Step 8: Design for Production

Only after the mechanics are stable should you think about graphic design. Standard trading cards are 2.5 by 3.5 inches. Design at 300 DPI with bleed margins. Use readable fonts. Ensure your icons and stats are visible from across a table.

For your first print run, use print on demand. Order one professional quality copy. Verify the colors, the stock, the finish, and the shuffle feel. A matte finish reduces glare and fingerprints. A glossy finish makes colors pop. A linen texture adds grip. The right choice depends on whether your game is for collectors or for tournament play.
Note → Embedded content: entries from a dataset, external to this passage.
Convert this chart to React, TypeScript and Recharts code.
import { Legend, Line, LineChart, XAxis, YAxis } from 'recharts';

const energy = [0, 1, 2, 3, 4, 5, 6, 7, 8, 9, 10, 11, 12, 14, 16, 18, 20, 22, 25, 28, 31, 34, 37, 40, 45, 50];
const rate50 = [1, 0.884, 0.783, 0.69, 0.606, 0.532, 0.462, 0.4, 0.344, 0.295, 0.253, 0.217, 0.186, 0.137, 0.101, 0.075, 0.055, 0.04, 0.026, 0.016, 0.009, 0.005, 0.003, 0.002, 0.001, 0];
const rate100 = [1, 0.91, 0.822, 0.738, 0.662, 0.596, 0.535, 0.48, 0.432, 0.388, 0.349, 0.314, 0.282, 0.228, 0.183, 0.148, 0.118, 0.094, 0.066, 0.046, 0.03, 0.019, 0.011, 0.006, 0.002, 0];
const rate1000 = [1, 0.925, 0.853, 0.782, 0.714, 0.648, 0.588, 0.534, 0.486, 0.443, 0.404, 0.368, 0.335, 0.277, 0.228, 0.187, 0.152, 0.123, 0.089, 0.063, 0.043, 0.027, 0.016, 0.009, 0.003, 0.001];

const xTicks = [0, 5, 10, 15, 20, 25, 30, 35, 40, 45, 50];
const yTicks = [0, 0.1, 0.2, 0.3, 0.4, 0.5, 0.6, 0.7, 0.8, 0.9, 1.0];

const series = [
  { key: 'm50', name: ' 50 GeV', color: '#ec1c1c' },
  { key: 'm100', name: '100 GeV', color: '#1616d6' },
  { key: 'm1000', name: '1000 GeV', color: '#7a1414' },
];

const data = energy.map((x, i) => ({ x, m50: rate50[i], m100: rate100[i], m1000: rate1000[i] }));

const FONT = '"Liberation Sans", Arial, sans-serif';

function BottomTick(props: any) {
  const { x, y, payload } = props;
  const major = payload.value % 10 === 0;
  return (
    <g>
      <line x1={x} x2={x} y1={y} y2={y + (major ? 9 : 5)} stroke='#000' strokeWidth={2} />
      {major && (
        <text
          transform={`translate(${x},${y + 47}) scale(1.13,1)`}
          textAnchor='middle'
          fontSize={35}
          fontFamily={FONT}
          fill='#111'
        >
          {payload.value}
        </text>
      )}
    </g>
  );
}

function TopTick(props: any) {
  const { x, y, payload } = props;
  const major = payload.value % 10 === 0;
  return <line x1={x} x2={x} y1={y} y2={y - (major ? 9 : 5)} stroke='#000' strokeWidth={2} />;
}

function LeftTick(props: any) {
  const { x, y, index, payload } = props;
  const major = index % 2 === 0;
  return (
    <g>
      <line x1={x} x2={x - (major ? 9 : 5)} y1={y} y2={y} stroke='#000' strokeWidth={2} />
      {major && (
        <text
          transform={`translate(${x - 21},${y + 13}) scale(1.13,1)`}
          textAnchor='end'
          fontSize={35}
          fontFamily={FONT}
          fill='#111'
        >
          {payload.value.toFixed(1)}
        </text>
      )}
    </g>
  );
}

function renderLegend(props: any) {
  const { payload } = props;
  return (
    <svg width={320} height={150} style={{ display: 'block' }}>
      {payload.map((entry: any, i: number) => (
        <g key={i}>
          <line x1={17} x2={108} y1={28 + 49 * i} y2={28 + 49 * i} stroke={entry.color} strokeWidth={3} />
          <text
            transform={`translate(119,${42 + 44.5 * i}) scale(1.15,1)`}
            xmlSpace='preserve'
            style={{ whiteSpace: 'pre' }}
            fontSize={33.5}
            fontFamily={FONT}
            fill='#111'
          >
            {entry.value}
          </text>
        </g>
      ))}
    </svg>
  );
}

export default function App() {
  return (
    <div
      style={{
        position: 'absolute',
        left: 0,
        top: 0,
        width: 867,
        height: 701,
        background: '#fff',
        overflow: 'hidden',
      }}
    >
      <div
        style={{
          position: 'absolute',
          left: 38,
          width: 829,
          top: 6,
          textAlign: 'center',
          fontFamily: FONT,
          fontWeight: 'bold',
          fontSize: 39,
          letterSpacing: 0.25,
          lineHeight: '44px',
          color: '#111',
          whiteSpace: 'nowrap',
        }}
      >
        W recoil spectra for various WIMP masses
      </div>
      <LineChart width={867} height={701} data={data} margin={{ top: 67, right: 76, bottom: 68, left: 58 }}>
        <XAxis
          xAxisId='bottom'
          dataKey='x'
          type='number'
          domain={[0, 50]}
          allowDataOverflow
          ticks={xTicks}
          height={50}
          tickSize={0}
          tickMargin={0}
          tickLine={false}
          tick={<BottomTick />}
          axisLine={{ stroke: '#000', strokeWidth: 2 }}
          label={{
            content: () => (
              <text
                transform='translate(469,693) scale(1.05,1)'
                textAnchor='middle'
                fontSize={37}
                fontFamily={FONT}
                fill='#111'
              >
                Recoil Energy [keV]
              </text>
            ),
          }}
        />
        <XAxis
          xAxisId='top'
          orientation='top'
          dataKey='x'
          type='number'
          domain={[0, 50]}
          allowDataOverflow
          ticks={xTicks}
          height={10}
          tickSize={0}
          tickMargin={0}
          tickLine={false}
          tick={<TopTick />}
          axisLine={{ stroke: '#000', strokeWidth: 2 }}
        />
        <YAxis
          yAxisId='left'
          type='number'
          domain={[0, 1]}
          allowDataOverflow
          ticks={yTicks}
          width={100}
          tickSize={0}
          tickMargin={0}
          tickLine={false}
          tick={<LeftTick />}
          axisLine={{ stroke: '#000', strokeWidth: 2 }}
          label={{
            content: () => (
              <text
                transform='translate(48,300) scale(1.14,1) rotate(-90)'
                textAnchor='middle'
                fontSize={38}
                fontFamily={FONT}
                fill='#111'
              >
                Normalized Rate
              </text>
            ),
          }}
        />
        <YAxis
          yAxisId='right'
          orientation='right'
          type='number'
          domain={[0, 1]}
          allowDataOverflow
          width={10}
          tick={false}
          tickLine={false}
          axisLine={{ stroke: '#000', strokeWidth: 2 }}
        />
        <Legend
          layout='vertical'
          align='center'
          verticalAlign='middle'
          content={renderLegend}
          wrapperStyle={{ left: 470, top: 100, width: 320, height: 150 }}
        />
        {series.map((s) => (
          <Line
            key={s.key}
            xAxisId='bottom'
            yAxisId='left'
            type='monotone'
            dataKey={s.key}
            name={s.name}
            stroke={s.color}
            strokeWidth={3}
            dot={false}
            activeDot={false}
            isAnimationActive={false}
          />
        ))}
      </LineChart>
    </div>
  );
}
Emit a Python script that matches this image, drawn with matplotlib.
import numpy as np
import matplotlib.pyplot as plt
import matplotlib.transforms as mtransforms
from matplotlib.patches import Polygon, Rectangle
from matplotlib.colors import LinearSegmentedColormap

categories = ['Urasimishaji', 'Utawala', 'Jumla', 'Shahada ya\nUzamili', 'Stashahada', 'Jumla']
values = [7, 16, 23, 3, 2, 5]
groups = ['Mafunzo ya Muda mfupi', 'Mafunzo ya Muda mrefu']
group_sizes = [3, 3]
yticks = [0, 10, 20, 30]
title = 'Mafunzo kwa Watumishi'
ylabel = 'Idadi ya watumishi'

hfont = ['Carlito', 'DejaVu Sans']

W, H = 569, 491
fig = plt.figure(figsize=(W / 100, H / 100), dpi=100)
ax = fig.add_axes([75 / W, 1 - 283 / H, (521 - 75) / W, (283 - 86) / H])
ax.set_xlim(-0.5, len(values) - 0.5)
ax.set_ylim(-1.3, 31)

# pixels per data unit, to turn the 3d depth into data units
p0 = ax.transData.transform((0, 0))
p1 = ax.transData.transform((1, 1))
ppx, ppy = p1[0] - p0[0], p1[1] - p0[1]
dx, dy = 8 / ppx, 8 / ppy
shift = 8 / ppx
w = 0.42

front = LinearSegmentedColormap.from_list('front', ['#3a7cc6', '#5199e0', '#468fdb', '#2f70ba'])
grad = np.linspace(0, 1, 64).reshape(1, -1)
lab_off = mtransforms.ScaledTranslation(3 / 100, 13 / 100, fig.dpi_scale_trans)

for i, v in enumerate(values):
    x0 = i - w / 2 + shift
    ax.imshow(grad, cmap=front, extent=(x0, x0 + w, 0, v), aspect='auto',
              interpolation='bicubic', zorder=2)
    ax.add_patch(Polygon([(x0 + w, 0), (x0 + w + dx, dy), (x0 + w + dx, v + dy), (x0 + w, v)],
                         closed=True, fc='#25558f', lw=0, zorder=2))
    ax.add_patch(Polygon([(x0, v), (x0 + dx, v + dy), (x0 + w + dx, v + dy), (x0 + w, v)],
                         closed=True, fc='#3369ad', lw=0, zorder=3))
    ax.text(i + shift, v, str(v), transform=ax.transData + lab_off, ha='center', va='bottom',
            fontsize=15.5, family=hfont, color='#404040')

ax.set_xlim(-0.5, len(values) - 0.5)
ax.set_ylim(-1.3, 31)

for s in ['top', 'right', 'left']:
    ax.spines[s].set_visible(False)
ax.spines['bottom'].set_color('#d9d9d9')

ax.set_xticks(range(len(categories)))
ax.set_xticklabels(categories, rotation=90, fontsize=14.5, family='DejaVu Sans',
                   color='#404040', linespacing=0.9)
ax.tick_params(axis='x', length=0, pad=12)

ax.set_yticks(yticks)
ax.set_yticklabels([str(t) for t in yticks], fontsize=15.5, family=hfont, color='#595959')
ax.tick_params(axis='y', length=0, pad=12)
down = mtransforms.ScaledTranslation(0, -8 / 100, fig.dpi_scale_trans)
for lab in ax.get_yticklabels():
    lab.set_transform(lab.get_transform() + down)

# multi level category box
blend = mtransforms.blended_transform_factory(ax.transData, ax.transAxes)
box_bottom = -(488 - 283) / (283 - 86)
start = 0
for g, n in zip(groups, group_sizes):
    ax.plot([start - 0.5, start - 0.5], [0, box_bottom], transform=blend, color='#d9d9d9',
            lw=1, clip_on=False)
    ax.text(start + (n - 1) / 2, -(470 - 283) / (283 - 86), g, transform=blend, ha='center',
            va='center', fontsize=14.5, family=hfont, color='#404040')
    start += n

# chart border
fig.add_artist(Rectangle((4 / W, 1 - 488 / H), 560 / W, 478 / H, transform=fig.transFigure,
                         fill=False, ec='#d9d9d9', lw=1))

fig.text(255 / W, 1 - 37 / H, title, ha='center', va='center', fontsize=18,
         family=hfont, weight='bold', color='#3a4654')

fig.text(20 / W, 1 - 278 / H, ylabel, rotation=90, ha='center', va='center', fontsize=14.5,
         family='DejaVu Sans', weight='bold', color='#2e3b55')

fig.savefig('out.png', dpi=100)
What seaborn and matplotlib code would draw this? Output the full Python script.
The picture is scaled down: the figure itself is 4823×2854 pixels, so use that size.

Step 9: Accept That Distribution Is Harder Than Design

Making a good game is difficult. Getting people to play it is harder. The trading card game market is dominated by three franchises that have existed for decades. You are not competing with their quality. You are competing with their network effects. Players already own decks. Stores already stock their products. Tournaments already exist.

Your path is not to beat them at their game. Your path is to find an audience they are not serving. Niche themes. Local communities. Digital first distribution. The indie card game scene is growing because small creators stopped trying to be the next Magic and started serving specific audiences that the big games ignore.

The Honest Truth

Most TCGs will not become commercial successes. This is not pessimism. It is math. The market is small, the competition is entrenched, and the cost of production is real.

But a game does not need to be a commercial success to be worth making. A well-designed card game that ten people love is a real achievement. The process of designing it will teach you more about systems thinking, psychology, and human behavior than most other creative projects.

Start with the player fantasy. Build the resource system. Design the loop. Test ruthlessly. Then let the game find its audience. If the game is good, the audience will find it.